One-time Pad (OTP) (Vernam cipher) is a crypto-method that is proven to be mathematically unbreakable and impossible to defeat. Diplomats and military have used OTP to protect top-secret communications, including the ETCRRM II Washington/Moscow telex. One-time Pad is an algorithm where plaintext is combined with a random key using modular addition, and the key is never repeated. Though this sounds simple, practical implementation of this method has proved difficult. OTP requires two copies of the encryption key–one for the sender and one for the receiver—a truly random key equal to the size of the message, used once and then destroyed. Until now, these practical considerations limited adoption of OTP beyond a narrow scope of top secret communications.

DTLS (Datagram Transport Layer Security)

DTLS is a commercially available communications security protocol that allows datagram-based applications to communicate in a way that is designed to prevent eavesdropping, tampering, and message forgery. The DTLS is based on the stream-oriented Transport Layer Security (TLS) protocol and is intended to provide similar security guarantees.

SRTP (Secure Real-Time Transport Protocol)

SRTP is an extension of the Real-Time Transport Protocol (RTP) that incorporates enhanced security features for protecting Voice over the Internet Protocol (VoIP) communications.
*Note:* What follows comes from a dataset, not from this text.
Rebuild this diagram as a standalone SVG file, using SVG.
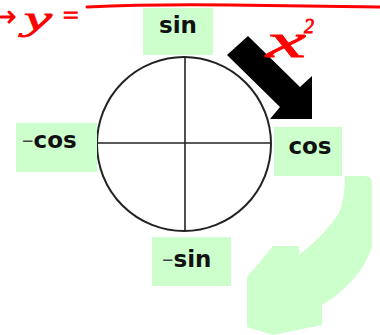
<svg xmlns="http://www.w3.org/2000/svg" width="380" height="335" viewBox="0 0 380 335">
<style>
.box{fill:#ccffcc}
.lbl{font-family:"DejaVu Sans",Verdana,sans-serif;font-weight:bold;font-size:23px;fill:#111}
.dash{font-weight:normal;fill:#444}
.ink{fill:none;stroke:#ff0000;stroke-width:3;stroke-linecap:round;stroke-linejoin:round}
.hand{font-family:"Liberation Serif",serif;font-style:italic;fill:#ff0000;stroke:#ff0000;stroke-width:0.8}
.axis{stroke:#222;stroke-width:1.6}
</style>
<rect width="380" height="335" fill="#fff"/>
<g id="green-arrow">
<path class="box" d="M345,176 L365,176 Q372,176 372,183 L372,247 Q360,282 322,305 L322,325 L273,335 L247,327 L247,277 L260,262 L273,246 L299,246 L299,255 Q328,232 340,211 Q345,196 345,176 Z"/>
</g>
<g id="black-arrow">
<polygon points="227,55 248,36 300,87 312,76 312,119 270,119 280,107" fill="#000"/>
</g>
<g id="circle">
<circle cx="184" cy="144" r="87" fill="#fff" stroke="#222" stroke-width="2"/>
<line class="axis" x1="97" y1="143" x2="271" y2="143"/>
<line class="axis" x1="185" y1="57" x2="185" y2="231"/>
</g>
<g id="label-sin">
<rect class="box" x="143" y="8" width="70" height="47"/>
<text class="lbl" x="178" y="33" text-anchor="middle">sin</text>
</g>
<g id="label-neg-cos">
<rect class="box" x="16" y="123" width="81" height="49"/>
<text class="lbl" x="22" y="148"><tspan class="dash">–</tspan>cos</text>
</g>
<g id="label-cos">
<rect class="box" x="274" y="127" width="68" height="49"/>
<text class="lbl" x="310" y="154" text-anchor="middle">cos</text>
</g>
<g id="label-neg-sin">
<rect class="box" x="152" y="237" width="79" height="49"/>
<text class="lbl" x="162" y="267"><tspan class="dash">–</tspan>sin</text>
</g>
<g id="handwriting">
<path class="ink" d="M1,17 L14,17 M9,12 L14,17 L9,22"/>
<text class="hand" x="24" y="30" font-size="33" textLength="28" lengthAdjust="spacingAndGlyphs">y</text>
<text class="hand" x="61" y="24" font-size="26" textLength="19" lengthAdjust="spacingAndGlyphs">=</text>
<path class="ink" d="M87,7 Q150,4 230,5 T380,7"/>
<text class="hand" x="266" y="57" font-size="48" textLength="40" lengthAdjust="spacingAndGlyphs">x</text>
<text class="hand" x="304" y="33" font-size="20">2</text>
</g>
</svg>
SRTP normally utilizes an Advanced Encryption Standard (AES) cipher for encrypting and decrypting the data flow, and also provides the means to secure integrity of data and safety from the data replay.

ZRTP (Zimmermann Real-time Transport Protocol)
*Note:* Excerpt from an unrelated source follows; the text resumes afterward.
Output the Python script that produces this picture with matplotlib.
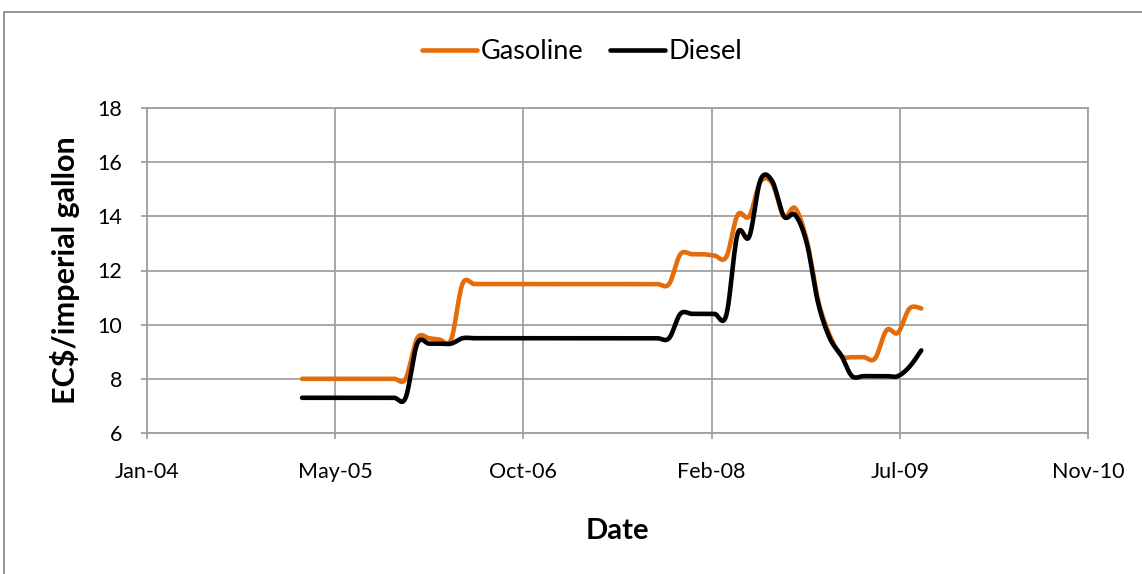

ZRTP is a cryptographic key-agreement protocol that negotiates keys for encryption between two end points in VoIP phone telephony that utilizes RTP. ZRTP uses a Diffie–Hellman key exchange during call setup in-band in the RTP media stream and SRTP for encryption. ZRTP does not require prior shared secrets and does not rely on a Public Key Infrastructure (PKI) or on certification authorities. It uses Short Authentication String (SAS) to ensure that the attacker is not present in the first communication session.
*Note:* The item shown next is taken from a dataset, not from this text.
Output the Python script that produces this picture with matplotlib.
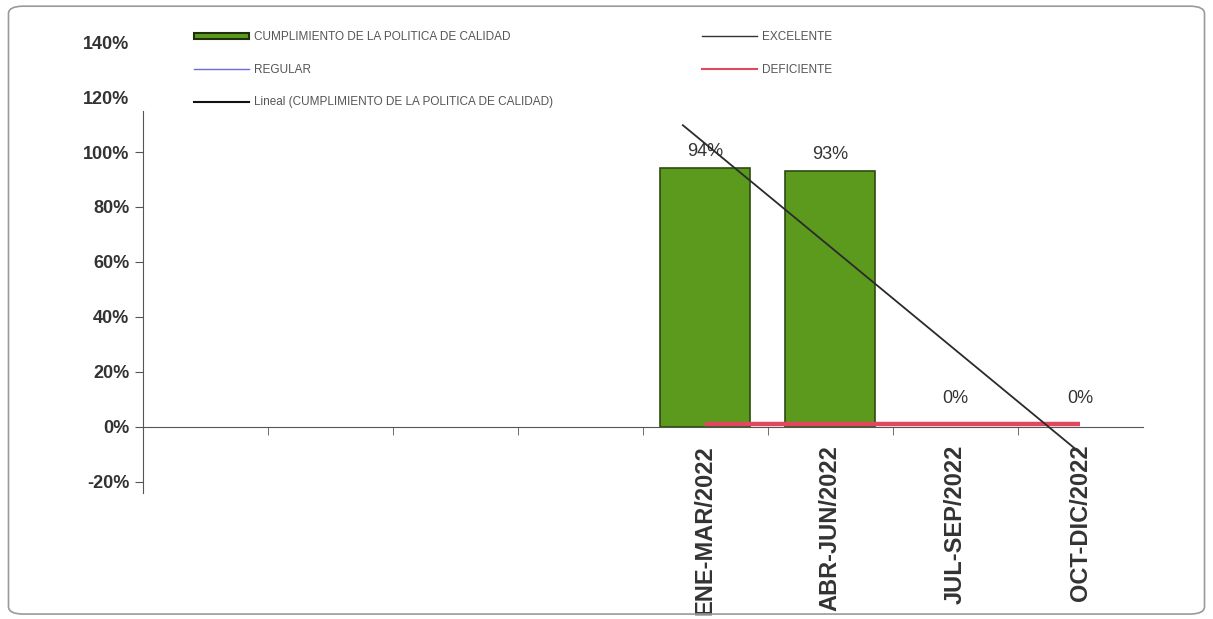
import numpy as np
import matplotlib.pyplot as plt
from matplotlib.lines import Line2D
from matplotlib.patches import FancyBboxPatch, Patch

# quarters (first four slots of the category axis are empty)
categories = ['', '', '', '', 'ENE-MAR/2022', 'ABR-JUN/2022', 'JUL-SEP/2022', 'OCT-DIC/2022']
cumplimiento = [np.nan, np.nan, np.nan, np.nan, 94, 93, 0, 0]
deficiente = [np.nan, np.nan, np.nan, np.nan, 1, 1, 1, 1]
yticks = [-20, 0, 20, 40, 60, 80, 100, 120, 140]

GREEN = '#5c9a1e'
RED = '#e0485e'
TXT = '#333333'

plt.rcParams['font.family'] = ['Liberation Sans', 'DejaVu Sans']

fig = plt.figure(figsize=(12.13, 6.19), dpi=100)
fig.patch.set_facecolor('white')
fig.patches.append(FancyBboxPatch((0.007, 0.008), 0.986, 0.982, boxstyle='round,pad=0,rounding_size=0.012',
                                  transform=fig.transFigure, fill=False, edgecolor='#9a9a9a', lw=1.2))

ax = fig.add_axes([0.118, 0.204, 0.824, 0.728])
x = np.arange(len(categories))
y = np.array(cumplimiento, dtype=float)

# spine position first: moving it resets the tick objects
ax.spines['bottom'].set_position(('data', 0))
ax.spines['bottom'].set_color('#555555')
ax.spines['left'].set_color('#555555')
for s in ('top', 'right'):
    ax.spines[s].set_visible(False)

edge_w = [1.2 if v > 0 else 0 for v in np.nan_to_num(y)]
ax.bar(x, y, width=0.72, color=GREEN, edgecolor='#2f4a12', linewidth=edge_w, zorder=2)
ax.plot(x, deficiente, color=RED, lw=3.2, solid_capstyle='butt', zorder=3)

# linear trend over the filled quarters
ok = ~np.isnan(y)
slope, icpt = np.polyfit(x[ok], y[ok], 1)
tx = np.array([x[ok][0] - 0.18, x[ok][-1] - 0.05])
ax.plot(tx, slope * tx + icpt, color='#2a2a2a', lw=1.3, zorder=4)

for xi, v in zip(x[ok], y[ok]):
    off = 6 if v > 0 else 14
    ax.annotate(f'{v:.0f}%', (xi, v), xytext=(0, off), textcoords='offset points',
                ha='center', va='bottom', fontsize=13, color=TXT)

ax.set_xlim(-0.5, len(categories) - 0.5)
ax.set_ylim(-24, 140)
ax.spines['left'].set_bounds(-24, 115)
ax.set_yticks(yticks)
ax.set_yticklabels([f'{t}%' for t in yticks], fontsize=13, fontweight='bold', color=TXT)
for tk in ax.yaxis.get_major_ticks()[-2:]:
    tk.tick1line.set_visible(False)

# labels on category centres, tick marks on category boundaries
ax.set_xticks(x)
ax.set_xticklabels(categories, rotation=90, fontsize=17, fontweight='bold', color=TXT)
ax.set_xticks(np.arange(len(categories) - 1) + 0.5, minor=True)
ax.tick_params(axis='x', which='major', length=0, pad=13)
ax.tick_params(axis='x', which='minor', direction='out', length=6, color='#555555')
ax.tick_params(axis='y', direction='out', length=6, color='#555555', pad=4)

handles = [
    Patch(facecolor=GREEN, edgecolor='#1f2f0a', lw=1.5),
    Line2D([], [], color='#6a6ad8', lw=1),
    Line2D([], [], color='#111111', lw=1.5),
    Line2D([], [], color='#333333', lw=1),
    Line2D([], [], color=RED, lw=1.5),
]
labels = [
    'CUMPLIMIENTO DE LA POLITICA DE CALIDAD',
    'REGULAR',
    'Lineal (CUMPLIMIENTO DE LA POLITICA DE CALIDAD)',
    'EXCELENTE',
    'DEFICIENTE',
]
leg = fig.legend(handles, labels, ncol=2, loc='upper left', bbox_to_anchor=(0.152, 0.965),
                 prop={'size': 8.5}, frameon=True, facecolor='white',
                 edgecolor='white', framealpha=1,
                 handlelength=4.7, handleheight=0.5, handletextpad=0.4, labelspacing=1.75,
                 columnspacing=12.6, borderpad=0.3)
for t in leg.get_texts():
    t.set_color('#555555')

fig.savefig('out.png', dpi=100)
OpenPGP (Open Pretty Good Privacy) 

OpenPGP provides cryptographic privacy and authentication for data communications and is often used for signing, encrypting, and decrypting emails. OpenPGP uses a serial combination of hashing, data compression, symmetric-key cryptography, and public-key cryptography, enabling secure delivery of files and messages, as well as providing verification of who created or sent a message using digital signature process.